Salvo por algunos exteriores en los que vemos a Martel moverse ágil dentro de unos pantalones cargo, mimetizada de algún modo con el paisaje, el resto del tiempo Abramovich la filma bien de cerca, entre una toma y otra de Zama, para que su concentración se contagie y obligue al espectador a contener el aire y hacer silencio. Tan cerrados son esos planos, que un cigarro que entra y sale de cuadro tiene la jerarquía de alguien que irrumpe en una habitación y se va dando un portazo.
Con paciencia, eligiendo el buen ángulo, Abramovich la retrata educadamente, casi sin intervenir, esperando lo inesperado, provocándolo. Coloca al espectador en el lugar en el que se coloca él mismo, un cazador que espera al animal exótico para dispararle una foto. Y lo inesperado sucede. Como cuando pasa un avión y Martel maldice, con toda razón, porque la película transcurre en el siglo XVIII.
Es un buen augurio que haya sido ella quien le puso sin querer el título al documental al responder el primer correo de Abramovich: “Estoy a años luz de poder ser la protagonista de una película”. Es bueno también que él se haya sabido mantener a años luz de ella durante el rodaje y, paradójicamente, le haya concedido al espectador la posibilidad de verla de cerca y escuchar lo que murmura por lo bajo. Un documental con la distancia justa, o la triangulación justa, entre protagonista, director y espectador.

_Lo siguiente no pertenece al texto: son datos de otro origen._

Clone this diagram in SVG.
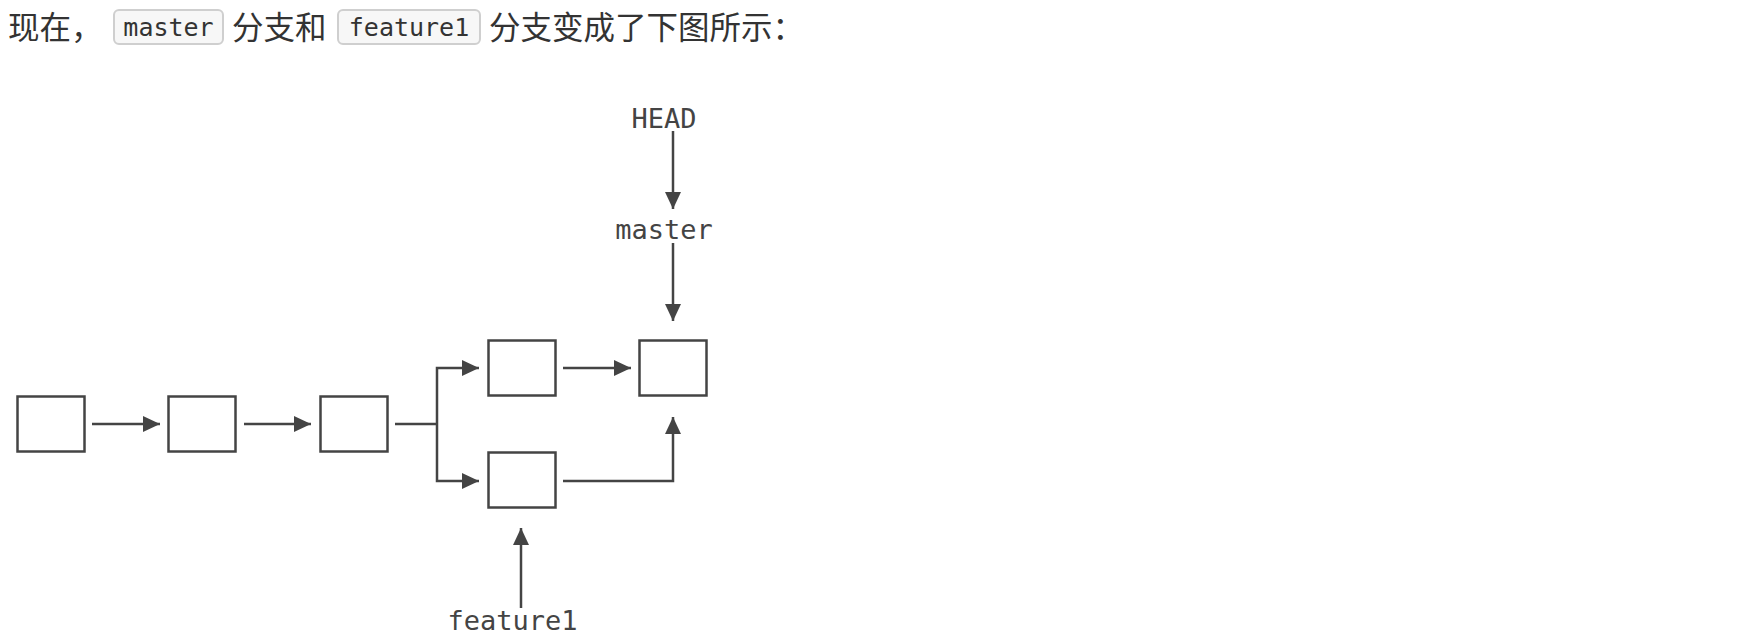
<svg xmlns="http://www.w3.org/2000/svg" width="1738" height="637" viewBox="0 0 1738 637">
  <style>
    .body { font-family: "Noto Sans CJK SC", "Noto Sans", sans-serif; font-size: 31.5px; fill: #333333; }
    .code { font-family: "DejaVu Sans Mono", "Liberation Mono", monospace; font-size: 25px; fill: #333333; text-anchor: middle; }
    .codebox { fill: #f7f7f7; stroke: #cfcfcf; stroke-width: 2; }
    .commit { fill: #ffffff; stroke: #444444; stroke-width: 2.5; }
    .label { font-family: "DejaVu Sans Mono", "Liberation Mono", monospace; font-size: 27px; fill: #444444; text-anchor: middle; }
    .conn { fill: none; stroke: #444444; stroke-width: 2.5; marker-end: url(#arrow); }
    .line { fill: none; stroke: #444444; stroke-width: 2.5; }
  </style>
  <defs>
    <marker id="arrow" markerUnits="userSpaceOnUse" markerWidth="17" markerHeight="16" refX="17" refY="8" orient="auto">
      <path d="M0,0 L17,8 L0,16 Z" fill="#444444"/>
    </marker>
  </defs>
  <rect width="1738" height="637" fill="#ffffff"/>

  <g id="caption">
    <text class="body" x="8" y="38.5">现在，</text>
    <rect class="codebox" x="114" y="10" width="109" height="34" rx="5"/>
    <text class="code" x="168.5" y="36">master</text>
    <text class="body" x="232" y="38.5">分支和</text>
    <rect class="codebox" x="338" y="10" width="142" height="34" rx="5"/>
    <text class="code" x="409" y="36">feature1</text>
    <text class="body" x="489" y="38.5">分支变成了下图所示：</text>
  </g>

  <g id="connectors">
    <path class="conn" d="M92,424 L160,424"/>
    <path class="conn" d="M244,424 L311,424"/>
    <path class="line" d="M395,424 L437,424"/>
    <path class="conn" d="M437,424 L437,368 L479,368"/>
    <path class="conn" d="M437,424 L437,481 L479,481"/>
    <path class="conn" d="M563,368 L631,368"/>
    <path class="conn" d="M563,481 L673,481 L673,417"/>
    <path class="conn" d="M521,608 L521,528"/>
    <path class="conn" d="M673,131 L673,209"/>
    <path class="conn" d="M673,243 L673,321"/>
  </g>

  <g id="c1"><rect class="commit" x="17.5" y="396.5" width="67" height="55"/></g>
  <g id="c2"><rect class="commit" x="168.5" y="396.5" width="67" height="55"/></g>
  <g id="c3"><rect class="commit" x="320.5" y="396.5" width="67" height="55"/></g>
  <g id="c4"><rect class="commit" x="488.5" y="340.5" width="67" height="55"/></g>
  <g id="c5"><rect class="commit" x="488.5" y="452.5" width="67" height="55"/></g>
  <g id="c6"><rect class="commit" x="639.5" y="340.5" width="67" height="55"/></g>

  <g id="head"><text class="label" x="664" y="128">HEAD</text></g>
  <g id="master"><text class="label" x="664" y="239">master</text></g>
  <g id="feature1"><text class="label" x="512.5" y="630">feature1</text></g>
</svg>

Hay algo bressoniano en la austeridad de la película. Abramovich suprime todo lo que desviaría la atención hacia otra cosa. Se queda con Martel, una modelo sin ninguna ostentación, que prefiere no revelar en todas sus facetas. La deja en un margen de indefinición, detrás de una cortina de humo, inmóvil, en silencio.
Por momentos parecería que lo que hace Martel es muy poco y sin embargo ese muy poco es un mundo. Martel está en todo: en el espejo antiguo que no se consiguió, en el maquillaje de un párpado de Lola Dueñas, en el sonido ambiente de la selva formoseña, en la delicadeza hipnótica de una llama, en la entonación de una frase, en la alfalfa para los caballos. Hay en ella una obsesión por el detalle que no le quita el buen humor ni los buenos modos. Es firme sin ser descortés y come distraída, como si no comiera. Siempre detrás de su antifaz veneciano de fin de fiesta. Esos anteojos que quizá guarden el secreto de su oficio.
Hacia el final del documental hay un pasaje muy bello, una especie de satori, en el que Zama de espaldas mira el horizonte por una ventana y ella exclama: “El río corre al revés, ¡la puta madre!”. Y entonces nos quedamos pensando al revés de qué, de quién, para quién. ¿En qué dirección debería estar corriendo el río? ¿Puede Martel pedirle que cambie? No tenemos respuestas para ninguna de estas preguntas. Pero sabemos que ella tiene razón. El río debe haberse equivocado.